BEGIN Dataset excerpts

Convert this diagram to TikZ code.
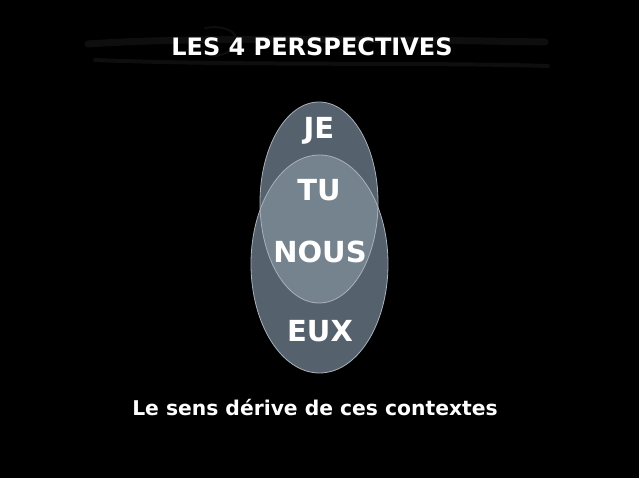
\documentclass[tikz,border=0pt]{standalone}
\usepackage{fontspec}
\setmainfont{DejaVu Sans}
\usepackage{tikz}
\usetikzlibrary{backgrounds}
\definecolor{slatedark}{HTML}{56616E}
\definecolor{slatelight}{HTML}{75838F}
\definecolor{slaterim}{HTML}{A9B1B9}
\definecolor{brushgray}{HTML}{0E0E0E}
\tikzstyle{darkshading}=[fill=slatedark]
\tikzstyle{lightshading}=[fill=slatelight]
\tikzstyle{rim}=[draw=slaterim, line width=0.8pt]
\tikzstyle{word}=[text=white, font=\fontsize{29}{33}\selectfont\bfseries, inner sep=0pt]

\begin{document}
\begin{tikzpicture}[x=1pt,y=-1pt]
		\fill[black] (0,0) rectangle (639,478);
		\useasboundingbox (0,0) rectangle (639,478);
		\draw[brushgray, line width=7pt, line cap=round] (88,44) .. controls (200,36) and (420,40) .. (545,42);
		\draw[brushgray, line width=4pt, line cap=round] (95,60) .. controls (250,66) and (420,62) .. (548,66);
		\draw[brushgray, line width=2pt, line cap=round] (205,28) .. controls (240,22) and (250,50) .. (215,56);
		\fill[darkshading] (319.5,264) ellipse (68.5 and 109);
		\fill[darkshading] (319,202.5) ellipse (59 and 100.5);
		\begin{scope}
			\clip (319,202.5) ellipse (59 and 100.5);
			\fill[lightshading] (319.5,264) ellipse (68.5 and 109);
		\end{scope}
		\draw[rim] (319.5,264) ellipse (68.5 and 109);
		\draw[rim] (319,202.5) ellipse (59 and 100.5);
		\node[text=white, font=\fontsize{24}{28}\selectfont\bfseries] (title) at (312,47) {LES 4 PERSPECTIVES};
		\node[word] (je) at (319,131) {JE};
		\node[word] (tu) at (319,190) {TU};
		\node[word] (nous) at (320,252) {NOUS};
		\node[word] (eux) at (320,331) {EUX};
		\node[text=white, font=\fontsize{20.3}{24}\selectfont\bfseries] (sens) at (315,408) {Le sens dérive de ces contextes};
	\end{tikzpicture}
\end{document}
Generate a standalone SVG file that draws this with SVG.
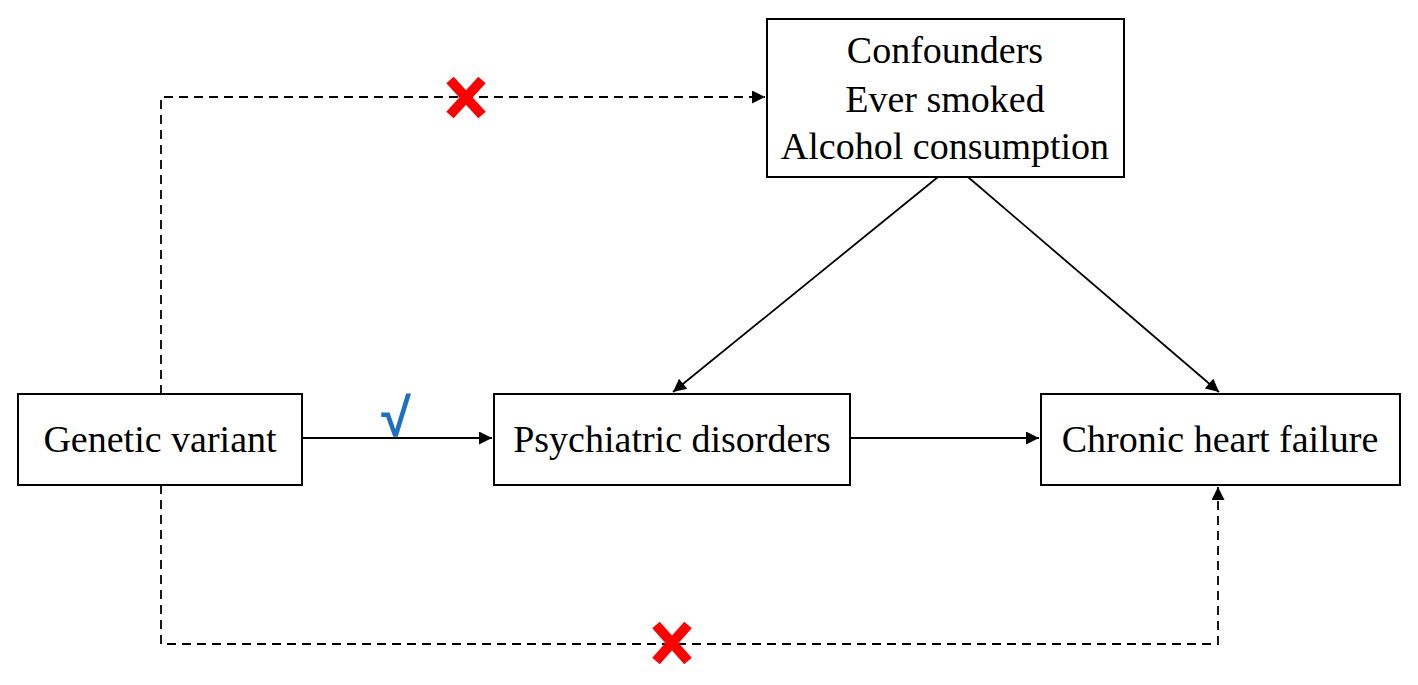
<svg xmlns="http://www.w3.org/2000/svg" width="1418" height="685" viewBox="0 0 1418 685">
<style>
.box{fill:#fff;stroke:#000;stroke-width:2}
.lbl{font-family:"Liberation Serif","Times New Roman",serif;font-size:38px;fill:#000;text-anchor:middle}
.solid{fill:none;stroke:#000;stroke-width:1.8}
.dash{fill:none;stroke:#000;stroke-width:1.8;stroke-dasharray:9 6}
.x{stroke:#f00;stroke-width:10;stroke-linecap:butt}
</style>
<defs>
<marker id="ah" viewBox="0 0 10 10" refX="10" refY="5" markerWidth="14" markerHeight="13" markerUnits="userSpaceOnUse" orient="auto">
<path d="M0,0 L10,5 L0,10 z" fill="#000"/>
</marker>
</defs>
<rect width="1418" height="685" fill="#fff"/>
<g id="connectors">
<path class="dash" d="M161,394 V97 H765" marker-end="url(#ah)"/>
<path class="dash" d="M161,485 V644 H1218 V487" marker-end="url(#ah)"/>
<path class="solid" d="M302,438 H492" marker-end="url(#ah)"/>
<path class="solid" d="M850,438 H1039" marker-end="url(#ah)"/>
<path class="solid" d="M938,177 L673,392" marker-end="url(#ah)"/>
<path class="solid" d="M968,177 L1219,392" marker-end="url(#ah)"/>
<g id="cross-top"><line class="x" x1="450" y1="80" x2="482" y2="115"/><line class="x" x1="482" y1="80" x2="450" y2="115"/></g>
<g id="cross-bottom"><line class="x" x1="656" y1="625" x2="688" y2="661"/><line class="x" x1="688" y1="625" x2="656" y2="661"/></g>
<text x="396" y="436" font-family="Liberation Sans, Arial, sans-serif" font-size="54" font-weight="bold" fill="#1f6fc0" text-anchor="middle">√</text>
</g>
<g id="genetic-variant">
<rect class="box" x="18" y="394" width="284" height="91"/>
<text class="lbl" x="160" y="452">Genetic variant</text>
</g>
<g id="psychiatric-disorders">
<rect class="box" x="494" y="394" width="356" height="91"/>
<text class="lbl" x="672" y="452">Psychiatric disorders</text>
</g>
<g id="chronic-heart-failure">
<rect class="box" x="1041" y="394" width="359" height="91"/>
<text class="lbl" x="1220" y="452">Chronic heart failure</text>
</g>
<g id="confounders">
<rect class="box" x="767" y="19" width="357" height="158"/>
<text class="lbl" x="945" y="63">Confounders</text>
<text class="lbl" x="945" y="112">Ever smoked</text>
<text class="lbl" x="945" y="159">Alcohol consumption</text>
</g>
</svg>
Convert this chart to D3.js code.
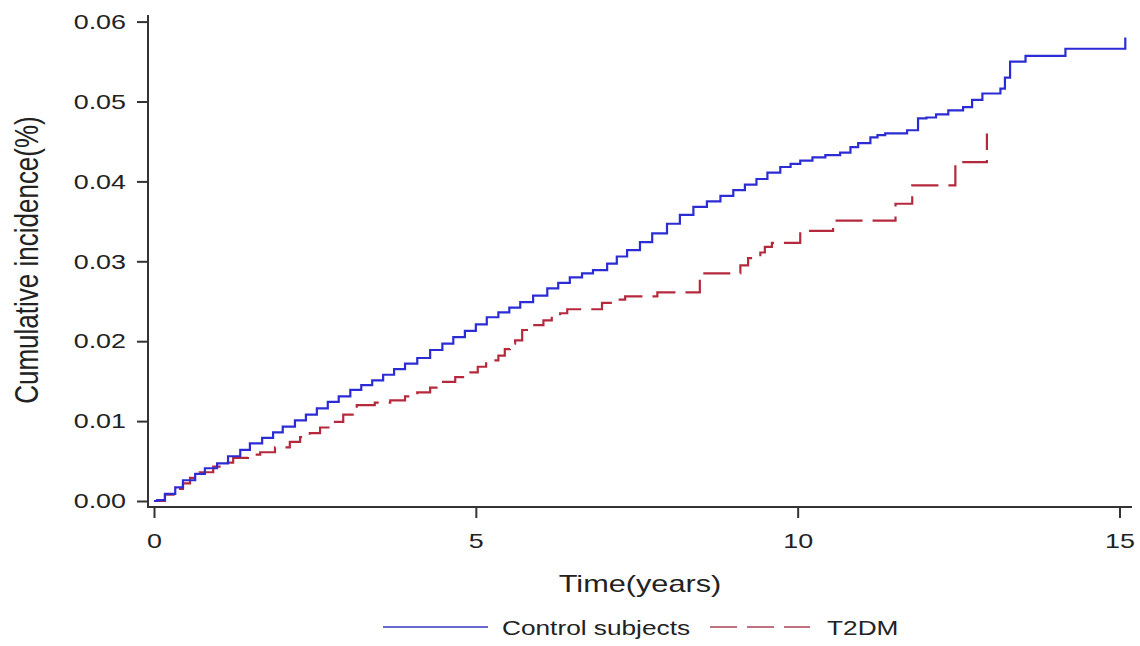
<!DOCTYPE html>
<html>
<head>
<meta charset="utf-8">
<script src="https://cdn.jsdelivr.net/npm/d3@7"></script>
<style>
  body { margin: 0; background: #fff; }
  svg { display: block; }
  text { font-family: "Liberation Sans", Arial, sans-serif; fill: #222; }
</style>
</head>
<body>
<div id="chart"></div>
<script>
// time (years) and cumulative incidence
var controlTime = [0, 0.05, 0.17, 0.33, 0.45, 0.64, 0.79, 0.98, 1.15, 1.34, 1.49, 1.68, 1.85, 2.00,
  2.19, 2.36, 2.53, 2.70, 2.87, 3.05, 3.22, 3.39, 3.56, 3.73, 3.90, 4.09, 4.29, 4.48, 4.65, 4.83,
  5.00, 5.17, 5.35, 5.52, 5.69, 5.89, 6.11, 6.28, 6.46, 6.65, 6.82, 7.04, 7.19, 7.35, 7.55, 7.74,
  7.97, 8.17, 8.38, 8.59, 8.80, 9.00, 9.18, 9.36, 9.53, 9.73, 9.89, 10.04, 10.23, 10.43, 10.66,
  10.82, 10.94, 11.13, 11.24, 11.36, 11.70, 11.87, 12.00, 12.15, 12.34, 12.57, 12.71, 12.87,
  13.15, 13.22, 13.30, 13.54, 14.16, 15.09];
var controlInc = [0, 0.0001, 0.0009, 0.0017, 0.0026, 0.0034, 0.0041, 0.0047, 0.0056, 0.0064, 0.0072,
  0.0079, 0.0086, 0.0093, 0.0101, 0.0108, 0.0116, 0.0124, 0.0131, 0.0139, 0.0145, 0.0151, 0.0158,
  0.0165, 0.0172, 0.0179, 0.0189, 0.0197, 0.0205, 0.0213, 0.0221, 0.0230, 0.0236, 0.0242, 0.0249,
  0.0257, 0.0266, 0.0273, 0.0280, 0.0285, 0.0289, 0.0297, 0.0306, 0.0314, 0.0324, 0.0335, 0.0347,
  0.0358, 0.0368, 0.0375, 0.0382, 0.0389, 0.0396, 0.0403, 0.0411, 0.0418, 0.0422, 0.0426, 0.0430,
  0.0433, 0.0436, 0.0443, 0.0448, 0.0455, 0.0458, 0.0460, 0.0464, 0.0479, 0.0480, 0.0484, 0.0489,
  0.0493, 0.0502, 0.0510, 0.0516, 0.0530, 0.0550, 0.0557, 0.0566, 0.0580];

var t2dmTime = [0, 0.17, 0.33, 0.45, 0.56, 0.71, 0.92, 1.06, 1.23, 1.46, 1.65, 1.88, 2.11, 2.27,
  2.42, 2.58, 2.74, 2.94, 3.15, 3.43, 3.67, 3.90, 4.09, 4.29, 4.49, 4.68, 4.86, 5.03, 5.16, 5.35,
  5.45, 5.53, 5.61, 5.72, 5.84, 6.05, 6.18, 6.31, 6.42, 6.96, 7.13, 7.32, 7.82, 8.48, 9.11, 9.23,
  9.42, 9.49, 9.60, 10.04, 10.55, 11.52, 11.78, 12.45, 12.94];
var t2dmInc = [0, 0.0008, 0.0015, 0.0022, 0.0029, 0.0036, 0.0043, 0.0048, 0.0054, 0.0058, 0.0061,
  0.0067, 0.0074, 0.0080, 0.0085, 0.0092, 0.0099, 0.0108, 0.0120, 0.0123, 0.0126, 0.0131, 0.0136,
  0.0142, 0.0149, 0.0155, 0.0161, 0.0168, 0.0176, 0.0182, 0.0190, 0.0197, 0.0201, 0.0214, 0.0220,
  0.0226, 0.0231, 0.0235, 0.0240, 0.0248, 0.0252, 0.0256, 0.0261, 0.0285, 0.0295, 0.0304, 0.0311,
  0.0318, 0.0323, 0.0338, 0.0351, 0.0372, 0.0395, 0.0424, 0.0460];

var seriesNames = ["Control subjects", "T2DM"];
var xTicks = [0, 5, 10, 15];
var yTicks = [0, 0.01, 0.02, 0.03, 0.04, 0.05, 0.06];

var width = 1140, height = 646;
var SX = 1.28; // the source figure is stretched sideways, text too

var svg = d3.select("#chart").append("svg")
  .attr("width", width)
  .attr("height", height);

var x = d3.scaleLinear().domain([0, 15]).range([154, 1119.5]);
var y = d3.scaleLinear().domain([0, 0.06]).range([501, 21.6]);

var axisColor = "#333";

// y axis
var gy = svg.append("g")
  .attr("transform", "translate(148,0)")
  .call(d3.axisLeft(y).tickValues(yTicks).tickFormat(d3.format(".2f"))
    .tickSize(11).tickPadding(11).tickSizeOuter(0));
gy.select(".domain").remove();
gy.selectAll(".tick line").attr("stroke", axisColor).attr("stroke-width", 2);
gy.selectAll(".tick text")
  .attr("font-size", 21)
  .attr("font-family", null)
  .attr("x", -22 / SX)
  .attr("transform", "scale(" + SX + ",1)");

// x axis
var gx = svg.append("g")
  .attr("transform", "translate(0,507)")
  .call(d3.axisBottom(x).tickValues(xTicks).tickFormat(d3.format("d"))
    .tickSize(11).tickPadding(15).tickSizeOuter(0));
gx.select(".domain").remove();
gx.selectAll(".tick line").attr("stroke", axisColor).attr("stroke-width", 2);
gx.selectAll(".tick text")
  .attr("font-size", 21)
  .attr("font-family", null)
  .attr("transform", "scale(" + SX + ",1)")
  .attr("x", function() { return 0; });
// keep tick labels centred on the tick after the stretch
gx.selectAll(".tick").each(function(d) {
  d3.select(this).select("text").attr("x", 0);
});

// axis lines
svg.append("line").attr("x1", 148).attr("x2", 148).attr("y1", 15).attr("y2", 508)
  .attr("stroke", axisColor).attr("stroke-width", 2);
svg.append("line").attr("x1", 147).attr("x2", 1132).attr("y1", 507).attr("y2", 507)
  .attr("stroke", axisColor).attr("stroke-width", 2);

// axis titles
svg.append("text")
  .attr("transform", "translate(640,592) scale(" + SX + ",1)")
  .attr("text-anchor", "middle")
  .attr("font-size", 24)
  .text("Time(years)");

svg.append("text")
  .attr("transform", "translate(38,260) scale(" + SX + ",1) rotate(-90)")
  .attr("text-anchor", "middle")
  .attr("font-size", 26)
  .text("Cumulative incidence(%)");

// curves
var line = d3.line()
  .x(function(d) { return x(d[0]); })
  .y(function(d) { return y(d[1]); })
  .curve(d3.curveStepAfter);

var controlData = d3.zip(controlTime, controlInc);
var t2dmData = d3.zip(t2dmTime, t2dmInc);

svg.append("path")
  .datum(t2dmData)
  .attr("fill", "none")
  .attr("stroke", "#b42a3c")
  .attr("stroke-width", 2.2)
  .attr("stroke-dasharray", "27,10")
  .attr("d", line);

svg.append("path")
  .datum(controlData)
  .attr("fill", "none")
  .attr("stroke", "#2c2cd4")
  .attr("stroke-width", 2.2)
  .attr("d", line);

// legend
var leg = svg.append("g");
var lx = 383, ly = 627;
leg.append("line").attr("x1", lx).attr("x2", lx + 105).attr("y1", ly).attr("y2", ly)
  .attr("stroke", "#6a6acc").attr("stroke-width", 2);
var t1 = leg.append("text")
  .attr("transform", "translate(" + (lx + 119) + "," + (ly + 8) + ") scale(" + SX + ",1)")
  .attr("font-size", 20.5)
  .text(seriesNames[0]);
var w1 = t1.node().getComputedTextLength() * SX;
var lx2 = lx + 119 + w1 + 20;
leg.append("line").attr("x1", lx2).attr("x2", lx2 + 100).attr("y1", ly).attr("y2", ly)
  .attr("stroke", "#c0707e").attr("stroke-width", 2)
  .attr("stroke-dasharray", "27,10");
leg.append("text")
  .attr("transform", "translate(" + (lx2 + 117) + "," + (ly + 8) + ") scale(" + SX + ",1)")
  .attr("font-size", 20.5)
  .text(seriesNames[1]);
</script>
</body>
</html>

END Dataset excerpts

▶ Problem to work on
Of all the lines above, how many contain the word "standalone"? Answer with only the number.

▶ Response to this task
2